At least 150 of the homes were to be managed by the Illawarra Housing Trust, which has previously partnered with the developer on its Northsea project in Crown Street, Wollongong. That project is now under construction.
“We are naturally disappointed, but we realise that Springside Hill is by far the largest proposal that the council has been called upon to consider,” Traders in Purple chief executive Brett Robinson said in a prepared statement.
“Together with our expert consultants, we have had the benefit of several years investigating solutions to the Kiama area’s current and future housing needs whereas Council has spent only a few weeks considering the merits of the Springside Hill proposal.”
Robinson said an average house in the region cost 15 times the median income and private rental consumed more than a third of wages.

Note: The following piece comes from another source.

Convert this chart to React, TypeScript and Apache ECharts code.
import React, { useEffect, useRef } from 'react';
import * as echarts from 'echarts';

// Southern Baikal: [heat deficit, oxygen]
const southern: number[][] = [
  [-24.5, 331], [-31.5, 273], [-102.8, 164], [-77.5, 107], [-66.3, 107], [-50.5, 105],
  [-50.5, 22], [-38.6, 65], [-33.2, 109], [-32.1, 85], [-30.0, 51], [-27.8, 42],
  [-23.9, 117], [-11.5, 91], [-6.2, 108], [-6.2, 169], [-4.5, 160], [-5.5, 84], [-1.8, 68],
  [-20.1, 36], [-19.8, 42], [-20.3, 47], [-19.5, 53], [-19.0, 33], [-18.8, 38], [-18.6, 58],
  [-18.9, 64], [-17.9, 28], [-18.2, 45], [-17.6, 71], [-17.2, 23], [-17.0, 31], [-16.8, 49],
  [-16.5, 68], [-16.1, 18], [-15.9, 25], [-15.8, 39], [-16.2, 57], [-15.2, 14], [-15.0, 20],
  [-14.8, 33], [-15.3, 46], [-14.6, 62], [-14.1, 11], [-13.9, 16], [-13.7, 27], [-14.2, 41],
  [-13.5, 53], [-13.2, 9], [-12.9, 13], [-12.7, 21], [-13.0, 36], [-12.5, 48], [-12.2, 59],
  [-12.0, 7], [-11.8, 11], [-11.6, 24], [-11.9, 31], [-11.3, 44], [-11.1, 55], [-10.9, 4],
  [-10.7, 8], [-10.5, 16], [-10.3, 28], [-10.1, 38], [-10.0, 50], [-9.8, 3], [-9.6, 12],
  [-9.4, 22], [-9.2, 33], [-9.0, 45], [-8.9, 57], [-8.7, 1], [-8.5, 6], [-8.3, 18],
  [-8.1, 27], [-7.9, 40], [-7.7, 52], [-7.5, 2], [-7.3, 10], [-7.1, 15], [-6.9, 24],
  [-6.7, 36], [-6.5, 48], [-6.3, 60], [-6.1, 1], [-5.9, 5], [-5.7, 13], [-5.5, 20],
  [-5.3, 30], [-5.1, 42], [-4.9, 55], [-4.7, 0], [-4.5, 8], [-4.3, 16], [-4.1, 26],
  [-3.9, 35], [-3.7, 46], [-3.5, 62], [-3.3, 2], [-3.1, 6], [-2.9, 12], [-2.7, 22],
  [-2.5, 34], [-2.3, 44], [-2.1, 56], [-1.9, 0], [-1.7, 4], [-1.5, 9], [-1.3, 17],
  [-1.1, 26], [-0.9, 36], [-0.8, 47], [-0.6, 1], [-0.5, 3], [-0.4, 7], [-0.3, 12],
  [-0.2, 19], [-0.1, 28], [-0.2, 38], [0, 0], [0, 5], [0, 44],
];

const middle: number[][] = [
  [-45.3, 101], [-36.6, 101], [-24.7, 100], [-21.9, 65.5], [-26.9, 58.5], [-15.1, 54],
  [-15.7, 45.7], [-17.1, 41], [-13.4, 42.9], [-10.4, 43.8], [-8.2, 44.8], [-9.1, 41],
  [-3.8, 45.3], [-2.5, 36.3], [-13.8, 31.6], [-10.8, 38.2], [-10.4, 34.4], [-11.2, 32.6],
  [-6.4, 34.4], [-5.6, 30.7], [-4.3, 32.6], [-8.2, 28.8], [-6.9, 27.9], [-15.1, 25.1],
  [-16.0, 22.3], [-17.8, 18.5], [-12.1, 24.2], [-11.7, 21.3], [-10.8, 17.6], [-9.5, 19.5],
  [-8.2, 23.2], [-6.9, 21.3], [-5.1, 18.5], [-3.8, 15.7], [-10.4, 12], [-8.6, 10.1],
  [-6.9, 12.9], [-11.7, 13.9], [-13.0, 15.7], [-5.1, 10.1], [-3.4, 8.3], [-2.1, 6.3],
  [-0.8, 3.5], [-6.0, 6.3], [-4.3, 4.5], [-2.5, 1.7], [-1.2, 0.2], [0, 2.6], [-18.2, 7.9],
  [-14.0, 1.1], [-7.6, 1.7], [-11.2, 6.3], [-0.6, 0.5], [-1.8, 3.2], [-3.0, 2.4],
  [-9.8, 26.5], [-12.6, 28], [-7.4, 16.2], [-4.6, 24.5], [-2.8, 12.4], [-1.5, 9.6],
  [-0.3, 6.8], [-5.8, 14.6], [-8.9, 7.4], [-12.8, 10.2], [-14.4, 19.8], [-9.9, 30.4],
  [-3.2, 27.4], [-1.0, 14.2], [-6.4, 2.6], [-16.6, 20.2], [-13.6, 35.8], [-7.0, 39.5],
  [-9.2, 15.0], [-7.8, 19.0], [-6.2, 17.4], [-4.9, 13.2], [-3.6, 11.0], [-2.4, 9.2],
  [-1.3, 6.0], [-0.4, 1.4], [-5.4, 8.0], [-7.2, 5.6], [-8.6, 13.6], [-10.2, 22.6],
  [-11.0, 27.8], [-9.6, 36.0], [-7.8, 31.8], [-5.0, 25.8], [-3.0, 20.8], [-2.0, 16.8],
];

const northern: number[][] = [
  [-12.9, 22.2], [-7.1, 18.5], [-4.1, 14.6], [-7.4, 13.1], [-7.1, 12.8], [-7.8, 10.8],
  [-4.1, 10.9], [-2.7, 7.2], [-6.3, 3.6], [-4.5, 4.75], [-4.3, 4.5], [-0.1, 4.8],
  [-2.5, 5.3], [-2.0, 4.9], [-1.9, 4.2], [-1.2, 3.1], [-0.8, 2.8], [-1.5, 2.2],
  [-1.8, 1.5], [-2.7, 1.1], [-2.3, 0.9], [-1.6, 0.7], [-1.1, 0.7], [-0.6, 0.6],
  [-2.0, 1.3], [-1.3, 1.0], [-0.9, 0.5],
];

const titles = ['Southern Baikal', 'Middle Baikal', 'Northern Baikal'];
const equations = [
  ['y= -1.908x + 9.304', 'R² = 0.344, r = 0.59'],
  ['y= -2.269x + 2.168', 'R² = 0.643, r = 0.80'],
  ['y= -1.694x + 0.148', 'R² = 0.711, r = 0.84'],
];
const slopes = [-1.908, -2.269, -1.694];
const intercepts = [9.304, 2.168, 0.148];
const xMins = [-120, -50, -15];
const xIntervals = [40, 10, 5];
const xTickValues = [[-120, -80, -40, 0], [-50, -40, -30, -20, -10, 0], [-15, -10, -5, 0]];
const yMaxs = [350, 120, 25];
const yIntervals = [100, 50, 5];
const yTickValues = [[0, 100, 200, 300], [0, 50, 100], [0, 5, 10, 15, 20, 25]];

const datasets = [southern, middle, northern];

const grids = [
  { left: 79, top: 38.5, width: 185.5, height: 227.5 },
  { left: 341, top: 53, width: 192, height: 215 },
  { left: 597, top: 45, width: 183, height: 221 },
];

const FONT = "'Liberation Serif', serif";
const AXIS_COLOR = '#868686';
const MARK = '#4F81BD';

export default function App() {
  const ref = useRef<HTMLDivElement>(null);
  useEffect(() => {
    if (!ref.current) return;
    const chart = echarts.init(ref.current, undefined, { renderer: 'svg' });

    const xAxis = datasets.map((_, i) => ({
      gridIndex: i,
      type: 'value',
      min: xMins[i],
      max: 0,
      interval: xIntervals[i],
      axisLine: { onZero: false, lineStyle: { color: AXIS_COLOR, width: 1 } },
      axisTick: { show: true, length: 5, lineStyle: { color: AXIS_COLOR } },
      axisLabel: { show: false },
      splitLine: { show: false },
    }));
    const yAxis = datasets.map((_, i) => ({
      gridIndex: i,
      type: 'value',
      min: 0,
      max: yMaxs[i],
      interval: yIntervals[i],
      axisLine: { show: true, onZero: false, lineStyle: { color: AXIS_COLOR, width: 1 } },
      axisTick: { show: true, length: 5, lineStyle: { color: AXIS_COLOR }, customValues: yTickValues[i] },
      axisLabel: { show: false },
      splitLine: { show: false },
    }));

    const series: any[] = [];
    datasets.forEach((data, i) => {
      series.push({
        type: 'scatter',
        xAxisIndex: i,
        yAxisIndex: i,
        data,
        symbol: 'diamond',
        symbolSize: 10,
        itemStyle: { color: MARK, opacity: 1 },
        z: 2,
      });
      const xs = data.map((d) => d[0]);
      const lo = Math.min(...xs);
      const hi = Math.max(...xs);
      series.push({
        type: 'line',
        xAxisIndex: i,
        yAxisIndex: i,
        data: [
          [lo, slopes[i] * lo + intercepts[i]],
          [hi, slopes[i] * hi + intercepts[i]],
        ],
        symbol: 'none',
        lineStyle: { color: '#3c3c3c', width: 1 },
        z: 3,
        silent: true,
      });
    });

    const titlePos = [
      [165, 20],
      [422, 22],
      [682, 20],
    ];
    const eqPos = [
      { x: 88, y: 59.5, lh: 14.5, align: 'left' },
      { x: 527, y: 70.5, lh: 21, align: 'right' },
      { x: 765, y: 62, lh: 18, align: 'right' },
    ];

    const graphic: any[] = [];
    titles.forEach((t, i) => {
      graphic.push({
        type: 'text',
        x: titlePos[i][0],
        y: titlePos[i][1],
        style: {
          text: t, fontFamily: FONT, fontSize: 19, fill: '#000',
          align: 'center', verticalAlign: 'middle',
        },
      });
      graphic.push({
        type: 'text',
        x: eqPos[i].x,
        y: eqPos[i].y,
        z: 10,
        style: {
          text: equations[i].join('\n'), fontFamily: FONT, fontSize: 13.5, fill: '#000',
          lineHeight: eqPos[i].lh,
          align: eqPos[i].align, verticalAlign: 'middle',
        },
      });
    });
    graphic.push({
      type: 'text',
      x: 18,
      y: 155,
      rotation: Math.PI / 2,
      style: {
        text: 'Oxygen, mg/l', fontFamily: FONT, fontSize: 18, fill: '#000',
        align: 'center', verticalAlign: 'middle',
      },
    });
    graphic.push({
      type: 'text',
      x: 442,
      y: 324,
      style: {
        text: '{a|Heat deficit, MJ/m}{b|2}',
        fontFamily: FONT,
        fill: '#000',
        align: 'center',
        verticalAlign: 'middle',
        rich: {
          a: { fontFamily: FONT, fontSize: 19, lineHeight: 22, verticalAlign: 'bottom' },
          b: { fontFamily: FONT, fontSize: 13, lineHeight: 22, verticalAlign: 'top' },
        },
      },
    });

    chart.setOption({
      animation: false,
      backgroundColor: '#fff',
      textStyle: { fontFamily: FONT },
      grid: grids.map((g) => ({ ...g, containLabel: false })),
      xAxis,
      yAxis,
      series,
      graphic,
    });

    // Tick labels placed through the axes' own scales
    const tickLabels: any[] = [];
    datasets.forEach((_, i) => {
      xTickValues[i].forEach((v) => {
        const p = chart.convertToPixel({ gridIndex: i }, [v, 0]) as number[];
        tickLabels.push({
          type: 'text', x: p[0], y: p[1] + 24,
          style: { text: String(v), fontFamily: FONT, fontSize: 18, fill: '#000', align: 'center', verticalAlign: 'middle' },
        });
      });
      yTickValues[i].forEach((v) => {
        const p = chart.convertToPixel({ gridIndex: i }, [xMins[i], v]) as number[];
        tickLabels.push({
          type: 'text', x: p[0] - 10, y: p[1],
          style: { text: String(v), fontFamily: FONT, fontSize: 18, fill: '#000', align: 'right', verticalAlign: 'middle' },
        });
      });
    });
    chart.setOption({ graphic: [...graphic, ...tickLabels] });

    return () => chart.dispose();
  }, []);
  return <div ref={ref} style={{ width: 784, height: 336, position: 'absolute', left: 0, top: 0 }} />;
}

“It is already forcing locals, particularly those wanting to buy a home and raise a family, to leave town, leaving Kiama without essential workers and the next generation of families,” he said.
Traders in Purple acquired the three lots that make up 114ha between September 2019 and December 2021, paying a total of $20.85 million, according to online documents.
Under concept plans the 20-year-long staged development—30km south of Wollongong and bordered by Long Brush Road, Greyleigh Drive and Jamberoo Road—would allow for future schools, shops, places of worship and recreation areas. About 40 per cent of the land will be preserved as open space.
But the council pointed to a petition signed by 642 residents against the application.
In its own statement after the vote, Kiama’s chief executive Jane Stroud said the council was committed to working with all developers and proponents, as part of its Growth and Housing Strategy, “to have detailed, and deep conversations about which growth is right for our community”.
“Creating communities is more than just growing house numbers,” Stroud said. “Council has proven it’s open to that conversation and we look forward to our ongoing discussion with Traders in Purple and other developers in our community.”
The council’s Growth and Housing Strategy is still being developed, with residents being asked to take part in an online survey to help in a five-stage process to “set out a clear plan to support the delivery of housing in our municipality and our region over the next 20 years”.
For its part, Traders in Purple is understood to want to re-address its Springside Hill project once a draft of the Growth and Housing Strategy goes on public exhibition later this year.
Meanwhile, NSW planning minister Paul Scully, who is also the Member for Wollongong, has urged the Kiama council and Traders in Purple to find a solution.
“We have a shared responsibility to address the housing crisis in NSW and I think rather than a straight no, Kiama council should be working with the proponents on a proposal that could deliver more market and affordable housing in the local government area,” Scully said in the wake of the council decision.